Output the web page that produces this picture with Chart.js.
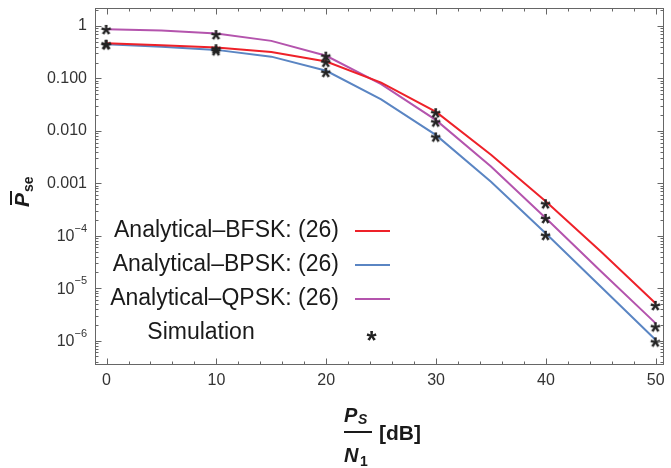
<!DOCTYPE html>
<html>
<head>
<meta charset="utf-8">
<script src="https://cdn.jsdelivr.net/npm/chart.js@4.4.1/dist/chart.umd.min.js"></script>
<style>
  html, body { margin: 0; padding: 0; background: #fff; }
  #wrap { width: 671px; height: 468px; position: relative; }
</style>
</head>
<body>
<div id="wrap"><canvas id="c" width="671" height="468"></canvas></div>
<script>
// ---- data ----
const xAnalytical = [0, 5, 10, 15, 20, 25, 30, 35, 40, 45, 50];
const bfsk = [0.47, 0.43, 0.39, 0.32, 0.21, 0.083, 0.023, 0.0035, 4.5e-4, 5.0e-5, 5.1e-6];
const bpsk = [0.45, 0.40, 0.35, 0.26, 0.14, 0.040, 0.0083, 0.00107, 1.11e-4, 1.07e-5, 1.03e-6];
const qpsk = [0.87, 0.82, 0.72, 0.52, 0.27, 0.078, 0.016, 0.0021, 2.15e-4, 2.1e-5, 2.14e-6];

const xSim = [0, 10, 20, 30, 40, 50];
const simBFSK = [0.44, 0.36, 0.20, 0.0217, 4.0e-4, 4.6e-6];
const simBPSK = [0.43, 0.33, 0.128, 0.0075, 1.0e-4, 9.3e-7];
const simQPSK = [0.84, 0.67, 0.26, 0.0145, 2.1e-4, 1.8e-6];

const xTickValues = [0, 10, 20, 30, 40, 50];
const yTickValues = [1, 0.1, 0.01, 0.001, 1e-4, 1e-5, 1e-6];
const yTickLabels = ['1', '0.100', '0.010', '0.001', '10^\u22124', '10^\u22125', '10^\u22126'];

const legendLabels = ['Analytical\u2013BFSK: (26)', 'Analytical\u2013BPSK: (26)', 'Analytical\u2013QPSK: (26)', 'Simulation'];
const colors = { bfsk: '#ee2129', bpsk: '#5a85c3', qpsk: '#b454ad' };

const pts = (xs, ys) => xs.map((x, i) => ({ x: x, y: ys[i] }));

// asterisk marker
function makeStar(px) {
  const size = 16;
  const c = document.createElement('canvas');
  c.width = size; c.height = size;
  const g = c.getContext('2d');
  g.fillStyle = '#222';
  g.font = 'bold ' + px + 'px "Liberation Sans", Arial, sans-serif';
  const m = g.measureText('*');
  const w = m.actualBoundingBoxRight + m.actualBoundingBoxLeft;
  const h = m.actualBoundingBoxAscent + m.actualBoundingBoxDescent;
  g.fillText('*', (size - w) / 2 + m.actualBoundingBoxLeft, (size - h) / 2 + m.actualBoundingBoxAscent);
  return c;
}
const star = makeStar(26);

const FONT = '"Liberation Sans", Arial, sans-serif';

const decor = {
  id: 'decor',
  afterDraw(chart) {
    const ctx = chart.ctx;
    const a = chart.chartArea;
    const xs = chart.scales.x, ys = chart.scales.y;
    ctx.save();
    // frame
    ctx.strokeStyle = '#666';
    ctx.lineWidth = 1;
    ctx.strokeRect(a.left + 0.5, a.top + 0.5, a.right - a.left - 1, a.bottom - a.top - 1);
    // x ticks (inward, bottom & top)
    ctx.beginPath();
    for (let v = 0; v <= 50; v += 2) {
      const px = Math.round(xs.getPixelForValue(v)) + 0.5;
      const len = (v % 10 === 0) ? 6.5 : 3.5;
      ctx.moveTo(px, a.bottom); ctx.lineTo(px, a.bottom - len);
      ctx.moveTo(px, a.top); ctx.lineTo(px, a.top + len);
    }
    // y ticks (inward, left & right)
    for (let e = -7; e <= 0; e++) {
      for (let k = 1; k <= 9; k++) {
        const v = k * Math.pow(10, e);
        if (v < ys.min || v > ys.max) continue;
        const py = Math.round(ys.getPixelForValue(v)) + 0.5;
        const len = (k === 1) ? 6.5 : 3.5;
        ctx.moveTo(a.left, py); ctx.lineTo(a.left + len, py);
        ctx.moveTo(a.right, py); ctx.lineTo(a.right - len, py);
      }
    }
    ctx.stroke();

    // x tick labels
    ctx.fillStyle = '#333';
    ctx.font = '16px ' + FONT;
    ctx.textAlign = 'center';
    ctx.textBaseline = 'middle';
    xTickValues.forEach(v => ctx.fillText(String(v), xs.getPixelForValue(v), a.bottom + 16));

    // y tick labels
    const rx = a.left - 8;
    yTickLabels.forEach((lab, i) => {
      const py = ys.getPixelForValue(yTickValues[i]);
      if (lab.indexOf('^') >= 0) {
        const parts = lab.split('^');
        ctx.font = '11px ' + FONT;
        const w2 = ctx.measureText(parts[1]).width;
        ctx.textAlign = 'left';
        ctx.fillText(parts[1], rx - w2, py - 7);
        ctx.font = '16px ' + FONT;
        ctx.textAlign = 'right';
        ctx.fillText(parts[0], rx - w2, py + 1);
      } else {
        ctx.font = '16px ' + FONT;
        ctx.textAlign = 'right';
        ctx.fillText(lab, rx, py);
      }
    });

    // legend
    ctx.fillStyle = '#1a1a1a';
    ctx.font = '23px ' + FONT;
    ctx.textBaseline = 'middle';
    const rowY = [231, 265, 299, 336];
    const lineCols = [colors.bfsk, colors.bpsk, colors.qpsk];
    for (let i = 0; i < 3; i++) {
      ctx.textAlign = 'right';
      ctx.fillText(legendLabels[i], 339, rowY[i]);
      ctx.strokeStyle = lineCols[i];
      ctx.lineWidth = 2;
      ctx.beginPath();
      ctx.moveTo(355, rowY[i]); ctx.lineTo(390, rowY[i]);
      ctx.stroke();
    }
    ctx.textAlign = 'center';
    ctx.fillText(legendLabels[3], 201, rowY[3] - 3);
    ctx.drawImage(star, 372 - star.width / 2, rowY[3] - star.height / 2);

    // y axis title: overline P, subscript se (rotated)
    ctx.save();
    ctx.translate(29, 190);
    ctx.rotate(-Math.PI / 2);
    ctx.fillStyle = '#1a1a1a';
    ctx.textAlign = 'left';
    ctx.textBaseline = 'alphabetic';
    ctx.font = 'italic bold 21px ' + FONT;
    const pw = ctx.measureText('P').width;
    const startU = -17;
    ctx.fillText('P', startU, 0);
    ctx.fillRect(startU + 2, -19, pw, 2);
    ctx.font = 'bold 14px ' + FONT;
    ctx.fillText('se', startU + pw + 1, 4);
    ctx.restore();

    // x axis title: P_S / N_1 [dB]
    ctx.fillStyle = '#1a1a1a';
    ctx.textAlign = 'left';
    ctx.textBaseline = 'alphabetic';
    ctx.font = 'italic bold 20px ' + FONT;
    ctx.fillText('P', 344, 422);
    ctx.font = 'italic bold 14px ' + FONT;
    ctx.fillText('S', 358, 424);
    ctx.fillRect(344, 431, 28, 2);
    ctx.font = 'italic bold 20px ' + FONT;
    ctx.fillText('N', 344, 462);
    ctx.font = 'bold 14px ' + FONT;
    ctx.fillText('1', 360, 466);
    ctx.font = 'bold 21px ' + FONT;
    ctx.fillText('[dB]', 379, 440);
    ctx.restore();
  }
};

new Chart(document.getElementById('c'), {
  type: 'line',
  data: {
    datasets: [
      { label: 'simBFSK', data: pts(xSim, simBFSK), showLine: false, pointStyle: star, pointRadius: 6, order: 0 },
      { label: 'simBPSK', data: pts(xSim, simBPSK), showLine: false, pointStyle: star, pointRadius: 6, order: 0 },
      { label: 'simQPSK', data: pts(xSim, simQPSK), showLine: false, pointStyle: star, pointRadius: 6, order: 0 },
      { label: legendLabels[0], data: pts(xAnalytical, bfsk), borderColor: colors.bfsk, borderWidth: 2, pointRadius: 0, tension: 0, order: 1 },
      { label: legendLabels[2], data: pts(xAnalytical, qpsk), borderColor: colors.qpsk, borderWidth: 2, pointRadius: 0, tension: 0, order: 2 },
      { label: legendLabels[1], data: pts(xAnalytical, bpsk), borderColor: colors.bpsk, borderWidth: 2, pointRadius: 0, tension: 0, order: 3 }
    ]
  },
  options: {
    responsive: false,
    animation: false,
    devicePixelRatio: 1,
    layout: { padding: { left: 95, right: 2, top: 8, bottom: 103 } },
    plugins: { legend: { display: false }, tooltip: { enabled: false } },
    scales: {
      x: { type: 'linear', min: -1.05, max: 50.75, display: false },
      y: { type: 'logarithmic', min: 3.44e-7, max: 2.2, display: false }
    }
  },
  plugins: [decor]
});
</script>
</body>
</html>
___
## TASK
Pictures are excluded: retype only the lines from the beginning of the listing above through the line with "const simQPSK = [0.84, 0.67, 0.26, 0.0145, 2.1e-4, 1.8e-6];", both included.

## REPLY TO THE EXERCISE
Output the web page that produces this picture with Chart.js.
<!DOCTYPE html>
<html>
<head>
<meta charset="utf-8">
<script src="https://cdn.jsdelivr.net/npm/chart.js@4.4.1/dist/chart.umd.min.js"></script>
<style>
  html, body { margin: 0; padding: 0; background: #fff; }
  #wrap { width: 671px; height: 468px; position: relative; }
</style>
</head>
<body>
<div id="wrap"><canvas id="c" width="671" height="468"></canvas></div>
<script>
// ---- data ----
const xAnalytical = [0, 5, 10, 15, 20, 25, 30, 35, 40, 45, 50];
const bfsk = [0.47, 0.43, 0.39, 0.32, 0.21, 0.083, 0.023, 0.0035, 4.5e-4, 5.0e-5, 5.1e-6];
const bpsk = [0.45, 0.40, 0.35, 0.26, 0.14, 0.040, 0.0083, 0.00107, 1.11e-4, 1.07e-5, 1.03e-6];
const qpsk = [0.87, 0.82, 0.72, 0.52, 0.27, 0.078, 0.016, 0.0021, 2.15e-4, 2.1e-5, 2.14e-6];

const xSim = [0, 10, 20, 30, 40, 50];
const simBFSK = [0.44, 0.36, 0.20, 0.0217, 4.0e-4, 4.6e-6];
const simBPSK = [0.43, 0.33, 0.128, 0.0075, 1.0e-4, 9.3e-7];
const simQPSK = [0.84, 0.67, 0.26, 0.0145, 2.1e-4, 1.8e-6];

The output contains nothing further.